### RECORDED DATA
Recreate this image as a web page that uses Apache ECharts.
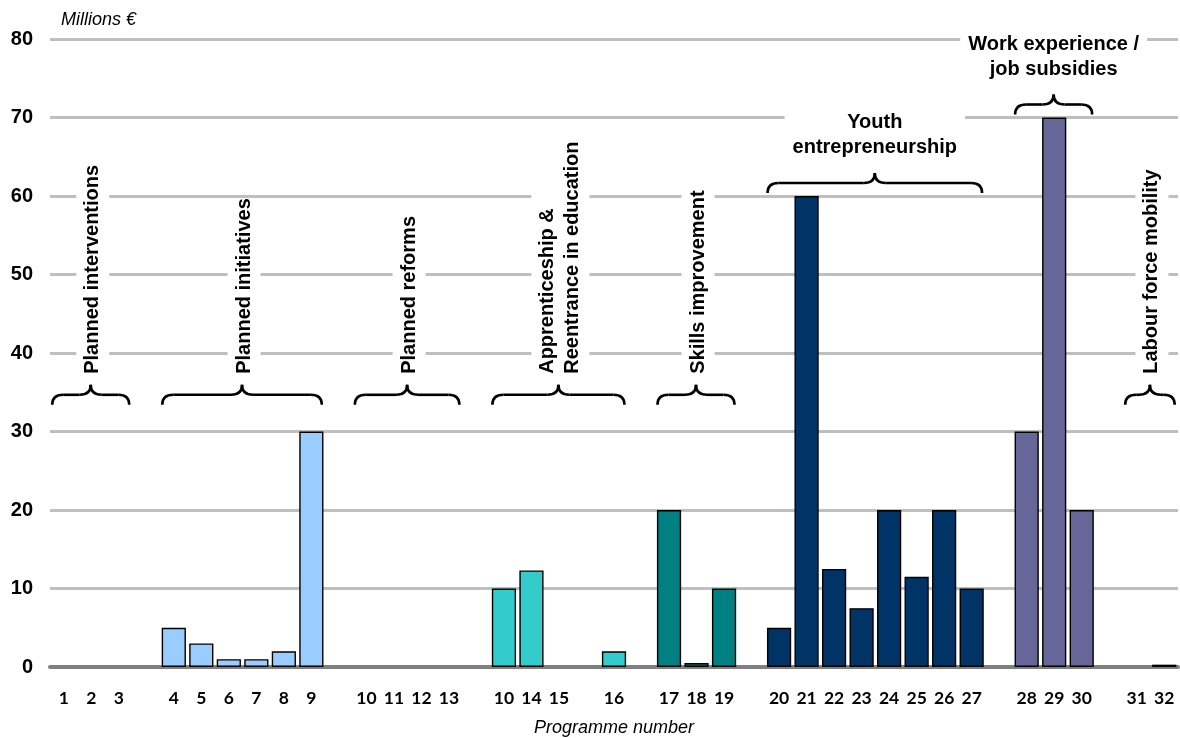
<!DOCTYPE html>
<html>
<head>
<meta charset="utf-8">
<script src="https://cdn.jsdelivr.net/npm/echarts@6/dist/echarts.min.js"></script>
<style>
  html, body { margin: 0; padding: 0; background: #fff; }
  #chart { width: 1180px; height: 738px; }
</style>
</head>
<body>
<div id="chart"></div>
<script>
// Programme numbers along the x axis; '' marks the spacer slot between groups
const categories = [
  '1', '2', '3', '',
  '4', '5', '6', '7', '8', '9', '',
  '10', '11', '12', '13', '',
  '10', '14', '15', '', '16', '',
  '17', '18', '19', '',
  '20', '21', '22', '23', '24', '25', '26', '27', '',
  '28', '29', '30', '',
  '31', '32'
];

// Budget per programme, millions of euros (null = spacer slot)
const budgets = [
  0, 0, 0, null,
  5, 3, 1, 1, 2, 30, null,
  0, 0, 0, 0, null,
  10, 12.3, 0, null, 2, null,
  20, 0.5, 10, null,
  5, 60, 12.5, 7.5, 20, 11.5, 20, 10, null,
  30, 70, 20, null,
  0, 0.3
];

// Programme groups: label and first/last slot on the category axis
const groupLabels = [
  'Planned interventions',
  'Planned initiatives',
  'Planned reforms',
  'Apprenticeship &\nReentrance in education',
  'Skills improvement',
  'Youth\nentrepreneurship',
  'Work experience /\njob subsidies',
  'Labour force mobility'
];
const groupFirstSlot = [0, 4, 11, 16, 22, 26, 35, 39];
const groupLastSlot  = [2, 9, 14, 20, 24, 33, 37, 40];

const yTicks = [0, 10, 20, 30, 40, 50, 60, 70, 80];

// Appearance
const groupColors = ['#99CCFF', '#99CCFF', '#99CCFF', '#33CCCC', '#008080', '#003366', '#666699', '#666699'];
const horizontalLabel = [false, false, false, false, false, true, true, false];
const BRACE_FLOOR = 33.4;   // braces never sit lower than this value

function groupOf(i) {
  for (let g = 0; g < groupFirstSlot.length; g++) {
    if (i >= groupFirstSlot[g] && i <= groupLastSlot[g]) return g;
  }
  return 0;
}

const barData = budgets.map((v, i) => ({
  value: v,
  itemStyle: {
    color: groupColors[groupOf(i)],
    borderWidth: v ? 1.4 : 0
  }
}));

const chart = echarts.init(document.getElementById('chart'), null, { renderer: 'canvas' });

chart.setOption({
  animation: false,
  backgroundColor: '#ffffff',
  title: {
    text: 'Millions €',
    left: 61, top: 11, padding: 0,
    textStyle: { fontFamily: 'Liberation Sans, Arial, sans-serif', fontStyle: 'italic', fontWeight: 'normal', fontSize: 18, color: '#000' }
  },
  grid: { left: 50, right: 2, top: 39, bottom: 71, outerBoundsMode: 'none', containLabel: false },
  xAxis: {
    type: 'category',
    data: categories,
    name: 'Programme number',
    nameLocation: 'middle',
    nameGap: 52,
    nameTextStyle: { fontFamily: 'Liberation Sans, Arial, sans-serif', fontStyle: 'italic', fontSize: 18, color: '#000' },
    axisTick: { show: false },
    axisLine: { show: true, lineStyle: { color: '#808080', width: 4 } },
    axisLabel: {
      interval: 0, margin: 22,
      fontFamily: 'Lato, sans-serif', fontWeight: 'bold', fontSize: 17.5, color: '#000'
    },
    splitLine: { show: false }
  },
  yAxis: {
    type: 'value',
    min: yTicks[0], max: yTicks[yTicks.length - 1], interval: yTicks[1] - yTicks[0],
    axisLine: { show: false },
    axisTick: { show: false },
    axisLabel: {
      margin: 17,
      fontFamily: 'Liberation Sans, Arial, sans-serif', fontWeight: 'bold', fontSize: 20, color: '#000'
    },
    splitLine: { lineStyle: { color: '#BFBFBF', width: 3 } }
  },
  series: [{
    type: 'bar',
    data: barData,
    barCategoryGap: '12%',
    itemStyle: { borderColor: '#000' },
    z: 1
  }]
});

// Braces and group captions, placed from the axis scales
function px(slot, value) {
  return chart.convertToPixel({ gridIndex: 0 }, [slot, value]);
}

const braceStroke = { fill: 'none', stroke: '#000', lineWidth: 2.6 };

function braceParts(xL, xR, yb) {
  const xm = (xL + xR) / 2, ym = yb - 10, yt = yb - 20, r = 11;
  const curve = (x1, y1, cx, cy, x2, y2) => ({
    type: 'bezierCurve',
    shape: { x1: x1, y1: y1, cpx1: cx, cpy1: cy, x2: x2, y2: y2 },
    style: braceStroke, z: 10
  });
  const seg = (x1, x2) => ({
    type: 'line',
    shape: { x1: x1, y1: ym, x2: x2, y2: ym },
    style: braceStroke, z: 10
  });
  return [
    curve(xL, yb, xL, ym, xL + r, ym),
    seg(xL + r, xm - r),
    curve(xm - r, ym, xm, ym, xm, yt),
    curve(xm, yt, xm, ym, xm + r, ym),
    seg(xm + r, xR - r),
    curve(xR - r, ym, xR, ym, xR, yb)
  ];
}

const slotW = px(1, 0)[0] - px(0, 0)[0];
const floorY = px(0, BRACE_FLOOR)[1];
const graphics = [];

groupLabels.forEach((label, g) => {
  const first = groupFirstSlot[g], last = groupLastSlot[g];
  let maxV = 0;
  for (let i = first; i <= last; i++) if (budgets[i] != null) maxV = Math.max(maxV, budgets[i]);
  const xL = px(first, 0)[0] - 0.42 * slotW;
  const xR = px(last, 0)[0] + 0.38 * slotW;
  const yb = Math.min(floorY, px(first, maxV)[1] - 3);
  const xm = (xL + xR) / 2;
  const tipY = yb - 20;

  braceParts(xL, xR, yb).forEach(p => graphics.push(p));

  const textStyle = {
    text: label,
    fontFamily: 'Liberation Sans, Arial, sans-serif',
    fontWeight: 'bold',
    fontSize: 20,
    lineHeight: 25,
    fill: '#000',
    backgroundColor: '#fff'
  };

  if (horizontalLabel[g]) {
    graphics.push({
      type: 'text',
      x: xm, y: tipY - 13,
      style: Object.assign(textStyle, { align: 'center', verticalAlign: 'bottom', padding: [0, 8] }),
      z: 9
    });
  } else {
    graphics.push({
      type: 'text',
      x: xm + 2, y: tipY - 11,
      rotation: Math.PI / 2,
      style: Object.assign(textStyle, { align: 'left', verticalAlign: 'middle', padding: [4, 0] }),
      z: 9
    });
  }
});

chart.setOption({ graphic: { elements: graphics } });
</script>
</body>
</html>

### TASK TO CARRY OUT
Copy nothing but the lines from the first one in the listing through the line with "33, 37, 40];", and omit the pictures.

### IN RESPONSE
Recreate this image as a web page that uses Apache ECharts.
<!DOCTYPE html>
<html>
<head>
<meta charset="utf-8">
<script src="https://cdn.jsdelivr.net/npm/echarts@6/dist/echarts.min.js"></script>
<style>
  html, body { margin: 0; padding: 0; background: #fff; }
  #chart { width: 1180px; height: 738px; }
</style>
</head>
<body>
<div id="chart"></div>
<script>
// Programme numbers along the x axis; '' marks the spacer slot between groups
const categories = [
  '1', '2', '3', '',
  '4', '5', '6', '7', '8', '9', '',
  '10', '11', '12', '13', '',
  '10', '14', '15', '', '16', '',
  '17', '18', '19', '',
  '20', '21', '22', '23', '24', '25', '26', '27', '',
  '28', '29', '30', '',
  '31', '32'
];

// Budget per programme, millions of euros (null = spacer slot)
const budgets = [
  0, 0, 0, null,
  5, 3, 1, 1, 2, 30, null,
  0, 0, 0, 0, null,
  10, 12.3, 0, null, 2, null,
  20, 0.5, 10, null,
  5, 60, 12.5, 7.5, 20, 11.5, 20, 10, null,
  30, 70, 20, null,
  0, 0.3
];

// Programme groups: label and first/last slot on the category axis
const groupLabels = [
  'Planned interventions',
  'Planned initiatives',
  'Planned reforms',
  'Apprenticeship &\nReentrance in education',
  'Skills improvement',
  'Youth\nentrepreneurship',
  'Work experience /\njob subsidies',
  'Labour force mobility'
];
const groupFirstSlot = [0, 4, 11, 16, 22, 26, 35, 39];
const groupLastSlot  = [2, 9, 14, 20, 24, 33, 37, 40];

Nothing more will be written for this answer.